-- PROVIDED MATERIAL start --
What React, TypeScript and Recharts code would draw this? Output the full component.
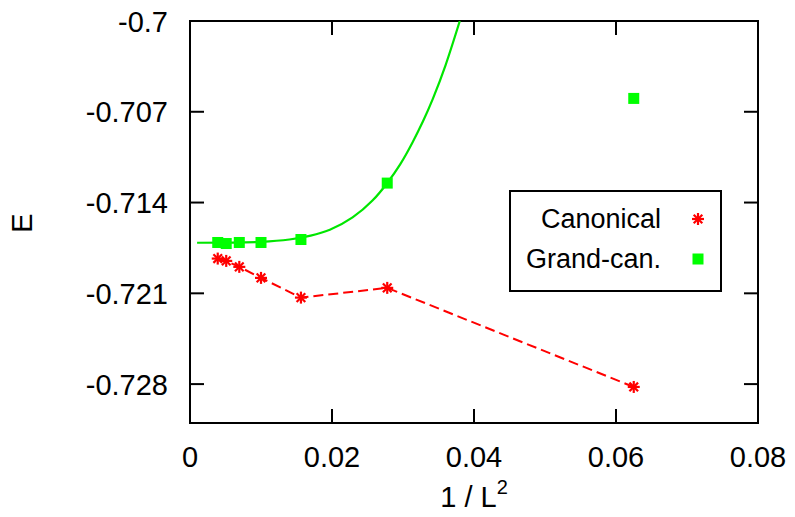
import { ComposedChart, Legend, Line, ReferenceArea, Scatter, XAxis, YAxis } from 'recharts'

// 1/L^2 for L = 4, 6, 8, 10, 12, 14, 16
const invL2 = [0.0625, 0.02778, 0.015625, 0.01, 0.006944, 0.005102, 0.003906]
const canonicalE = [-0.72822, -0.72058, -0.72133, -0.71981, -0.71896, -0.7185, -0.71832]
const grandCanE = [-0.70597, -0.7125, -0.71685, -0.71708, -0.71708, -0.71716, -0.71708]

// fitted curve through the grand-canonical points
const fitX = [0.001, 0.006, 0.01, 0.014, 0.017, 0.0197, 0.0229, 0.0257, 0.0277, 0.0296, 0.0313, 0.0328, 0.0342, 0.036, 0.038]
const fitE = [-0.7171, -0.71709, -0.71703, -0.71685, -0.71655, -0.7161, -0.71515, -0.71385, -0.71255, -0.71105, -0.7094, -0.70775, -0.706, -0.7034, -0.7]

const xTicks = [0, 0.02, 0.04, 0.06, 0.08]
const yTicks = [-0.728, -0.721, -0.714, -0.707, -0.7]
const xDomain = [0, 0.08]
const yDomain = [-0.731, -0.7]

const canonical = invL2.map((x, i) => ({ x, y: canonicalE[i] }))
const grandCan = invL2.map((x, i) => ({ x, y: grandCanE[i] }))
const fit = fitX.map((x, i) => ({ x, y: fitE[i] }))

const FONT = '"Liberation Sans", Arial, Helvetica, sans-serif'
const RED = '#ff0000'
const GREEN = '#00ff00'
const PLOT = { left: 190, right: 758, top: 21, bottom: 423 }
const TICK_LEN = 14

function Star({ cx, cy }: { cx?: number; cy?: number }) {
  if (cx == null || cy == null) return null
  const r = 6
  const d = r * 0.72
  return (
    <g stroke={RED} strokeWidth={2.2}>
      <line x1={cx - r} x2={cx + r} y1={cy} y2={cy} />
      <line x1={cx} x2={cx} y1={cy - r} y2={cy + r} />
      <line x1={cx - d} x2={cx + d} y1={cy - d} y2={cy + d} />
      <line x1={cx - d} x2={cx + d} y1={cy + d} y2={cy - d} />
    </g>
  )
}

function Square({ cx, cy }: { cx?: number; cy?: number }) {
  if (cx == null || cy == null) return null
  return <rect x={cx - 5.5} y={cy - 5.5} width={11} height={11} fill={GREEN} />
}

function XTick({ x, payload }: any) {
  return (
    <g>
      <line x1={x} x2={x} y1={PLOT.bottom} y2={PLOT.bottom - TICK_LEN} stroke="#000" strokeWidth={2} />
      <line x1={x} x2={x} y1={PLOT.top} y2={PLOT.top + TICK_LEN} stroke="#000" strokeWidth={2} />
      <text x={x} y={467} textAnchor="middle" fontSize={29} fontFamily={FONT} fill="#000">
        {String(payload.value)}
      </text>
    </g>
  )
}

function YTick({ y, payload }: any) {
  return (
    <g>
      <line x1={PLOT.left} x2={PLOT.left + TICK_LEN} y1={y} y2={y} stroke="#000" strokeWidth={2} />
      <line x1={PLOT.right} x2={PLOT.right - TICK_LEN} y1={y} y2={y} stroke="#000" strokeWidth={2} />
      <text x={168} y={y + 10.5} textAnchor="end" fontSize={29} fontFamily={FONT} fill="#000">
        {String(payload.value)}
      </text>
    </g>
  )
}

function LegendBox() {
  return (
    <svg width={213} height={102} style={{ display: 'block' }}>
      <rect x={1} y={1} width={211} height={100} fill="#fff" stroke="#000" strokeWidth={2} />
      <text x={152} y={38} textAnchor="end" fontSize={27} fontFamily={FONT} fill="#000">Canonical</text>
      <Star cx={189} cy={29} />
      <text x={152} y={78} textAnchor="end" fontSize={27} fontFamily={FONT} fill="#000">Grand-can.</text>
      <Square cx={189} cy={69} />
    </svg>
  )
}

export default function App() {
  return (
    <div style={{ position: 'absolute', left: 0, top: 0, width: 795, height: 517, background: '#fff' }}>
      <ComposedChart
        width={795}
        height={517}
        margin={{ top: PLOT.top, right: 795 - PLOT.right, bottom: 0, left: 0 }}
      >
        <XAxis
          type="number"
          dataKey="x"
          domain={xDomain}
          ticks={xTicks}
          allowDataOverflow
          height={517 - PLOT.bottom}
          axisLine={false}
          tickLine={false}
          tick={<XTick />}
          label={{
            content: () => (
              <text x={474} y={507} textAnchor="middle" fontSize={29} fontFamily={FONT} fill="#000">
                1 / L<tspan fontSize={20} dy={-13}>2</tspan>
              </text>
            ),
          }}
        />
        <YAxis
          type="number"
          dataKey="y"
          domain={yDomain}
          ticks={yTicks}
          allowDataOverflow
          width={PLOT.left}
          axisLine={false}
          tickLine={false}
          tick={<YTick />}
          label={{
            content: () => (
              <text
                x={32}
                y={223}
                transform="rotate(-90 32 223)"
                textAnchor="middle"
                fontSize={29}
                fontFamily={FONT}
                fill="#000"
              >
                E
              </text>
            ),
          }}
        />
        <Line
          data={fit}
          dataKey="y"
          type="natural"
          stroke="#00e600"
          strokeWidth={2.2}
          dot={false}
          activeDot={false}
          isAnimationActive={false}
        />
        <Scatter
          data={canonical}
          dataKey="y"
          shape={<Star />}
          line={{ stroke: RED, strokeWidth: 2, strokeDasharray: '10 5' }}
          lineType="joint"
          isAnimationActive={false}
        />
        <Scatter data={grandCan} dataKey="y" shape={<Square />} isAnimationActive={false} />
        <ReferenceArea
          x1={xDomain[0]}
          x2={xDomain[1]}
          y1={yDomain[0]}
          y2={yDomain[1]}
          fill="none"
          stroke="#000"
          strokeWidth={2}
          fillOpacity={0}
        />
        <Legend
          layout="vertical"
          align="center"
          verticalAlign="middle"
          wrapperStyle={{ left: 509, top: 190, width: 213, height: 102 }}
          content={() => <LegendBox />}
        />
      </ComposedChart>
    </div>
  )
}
-- PROVIDED MATERIAL end --
CHALLENGE:
Leaving the pictures aside, transcribe the entire listing exactly.

EXPECTED OUTPUT:
What React, TypeScript and Recharts code would draw this? Output the full component.
import { ComposedChart, Legend, Line, ReferenceArea, Scatter, XAxis, YAxis } from 'recharts'

// 1/L^2 for L = 4, 6, 8, 10, 12, 14, 16
const invL2 = [0.0625, 0.02778, 0.015625, 0.01, 0.006944, 0.005102, 0.003906]
const canonicalE = [-0.72822, -0.72058, -0.72133, -0.71981, -0.71896, -0.7185, -0.71832]
const grandCanE = [-0.70597, -0.7125, -0.71685, -0.71708, -0.71708, -0.71716, -0.71708]

// fitted curve through the grand-canonical points
const fitX = [0.001, 0.006, 0.01, 0.014, 0.017, 0.0197, 0.0229, 0.0257, 0.0277, 0.0296, 0.0313, 0.0328, 0.0342, 0.036, 0.038]
const fitE = [-0.7171, -0.71709, -0.71703, -0.71685, -0.71655, -0.7161, -0.71515, -0.71385, -0.71255, -0.71105, -0.7094, -0.70775, -0.706, -0.7034, -0.7]

const xTicks = [0, 0.02, 0.04, 0.06, 0.08]
const yTicks = [-0.728, -0.721, -0.714, -0.707, -0.7]
const xDomain = [0, 0.08]
const yDomain = [-0.731, -0.7]

const canonical = invL2.map((x, i) => ({ x, y: canonicalE[i] }))
const grandCan = invL2.map((x, i) => ({ x, y: grandCanE[i] }))
const fit = fitX.map((x, i) => ({ x, y: fitE[i] }))

const FONT = '"Liberation Sans", Arial, Helvetica, sans-serif'
const RED = '#ff0000'
const GREEN = '#00ff00'
const PLOT = { left: 190, right: 758, top: 21, bottom: 423 }
const TICK_LEN = 14

function Star({ cx, cy }: { cx?: number; cy?: number }) {
  if (cx == null || cy == null) return null
  const r = 6
  const d = r * 0.72
  return (
    <g stroke={RED} strokeWidth={2.2}>
      <line x1={cx - r} x2={cx + r} y1={cy} y2={cy} />
      <line x1={cx} x2={cx} y1={cy - r} y2={cy + r} />
      <line x1={cx - d} x2={cx + d} y1={cy - d} y2={cy + d} />
      <line x1={cx - d} x2={cx + d} y1={cy + d} y2={cy - d} />
    </g>
  )
}

function Square({ cx, cy }: { cx?: number; cy?: number }) {
  if (cx == null || cy == null) return null
  return <rect x={cx - 5.5} y={cy - 5.5} width={11} height={11} fill={GREEN} />
}

function XTick({ x, payload }: any) {
  return (
    <g>
      <line x1={x} x2={x} y1={PLOT.bottom} y2={PLOT.bottom - TICK_LEN} stroke="#000" strokeWidth={2} />
      <line x1={x} x2={x} y1={PLOT.top} y2={PLOT.top + TICK_LEN} stroke="#000" strokeWidth={2} />
      <text x={x} y={467} textAnchor="middle" fontSize={29} fontFamily={FONT} fill="#000">
        {String(payload.value)}
      </text>
    </g>
  )
}

function YTick({ y, payload }: any) {
  return (
    <g>
      <line x1={PLOT.left} x2={PLOT.left + TICK_LEN} y1={y} y2={y} stroke="#000" strokeWidth={2} />
      <line x1={PLOT.right} x2={PLOT.right - TICK_LEN} y1={y} y2={y} stroke="#000" strokeWidth={2} />
      <text x={168} y={y + 10.5} textAnchor="end" fontSize={29} fontFamily={FONT} fill="#000">
        {String(payload.value)}
      </text>
    </g>
  )
}

function LegendBox() {
  return (
    <svg width={213} height={102} style={{ display: 'block' }}>
      <rect x={1} y={1} width={211} height={100} fill="#fff" stroke="#000" strokeWidth={2} />
      <text x={152} y={38} textAnchor="end" fontSize={27} fontFamily={FONT} fill="#000">Canonical</text>
      <Star cx={189} cy={29} />
      <text x={152} y={78} textAnchor="end" fontSize={27} fontFamily={FONT} fill="#000">Grand-can.</text>
      <Square cx={189} cy={69} />
    </svg>
  )
}

export default function App() {
  return (
    <div style={{ position: 'absolute', left: 0, top: 0, width: 795, height: 517, background: '#fff' }}>
      <ComposedChart
        width={795}
        height={517}
        margin={{ top: PLOT.top, right: 795 - PLOT.right, bottom: 0, left: 0 }}
      >
        <XAxis
          type="number"
          dataKey="x"
          domain={xDomain}
          ticks={xTicks}
          allowDataOverflow
          height={517 - PLOT.bottom}
          axisLine={false}
          tickLine={false}
          tick={<XTick />}
          label={{
            content: () => (
              <text x={474} y={507} textAnchor="middle" fontSize={29} fontFamily={FONT} fill="#000">
                1 / L<tspan fontSize={20} dy={-13}>2</tspan>
              </text>
            ),
          }}
        />
        <YAxis
          type="number"
          dataKey="y"
          domain={yDomain}
          ticks={yTicks}
          allowDataOverflow
          width={PLOT.left}
          axisLine={false}
          tickLine={false}
          tick={<YTick />}
          label={{
            content: () => (
              <text
                x={32}
                y={223}
                transform="rotate(-90 32 223)"
                textAnchor="middle"
                fontSize={29}
                fontFamily={FONT}
                fill="#000"
              >
                E
              </text>
            ),
          }}
        />
        <Line
          data={fit}
          dataKey="y"
          type="natural"
          stroke="#00e600"
          strokeWidth={2.2}
          dot={false}
          activeDot={false}
          isAnimationActive={false}
        />
        <Scatter
          data={canonical}
          dataKey="y"
          shape={<Star />}
          line={{ stroke: RED, strokeWidth: 2, strokeDasharray: '10 5' }}
          lineType="joint"
          isAnimationActive={false}
        />
        <Scatter data={grandCan} dataKey="y" shape={<Square />} isAnimationActive={false} />
        <ReferenceArea
          x1={xDomain[0]}
          x2={xDomain[1]}
          y1={yDomain[0]}
          y2={yDomain[1]}
          fill="none"
          stroke="#000"
          strokeWidth={2}
          fillOpacity={0}
        />
        <Legend
          layout="vertical"
          align="center"
          verticalAlign="middle"
          wrapperStyle={{ left: 509, top: 190, width: 213, height: 102 }}
          content={() => <LegendBox />}
        />
      </ComposedChart>
    </div>
  )
}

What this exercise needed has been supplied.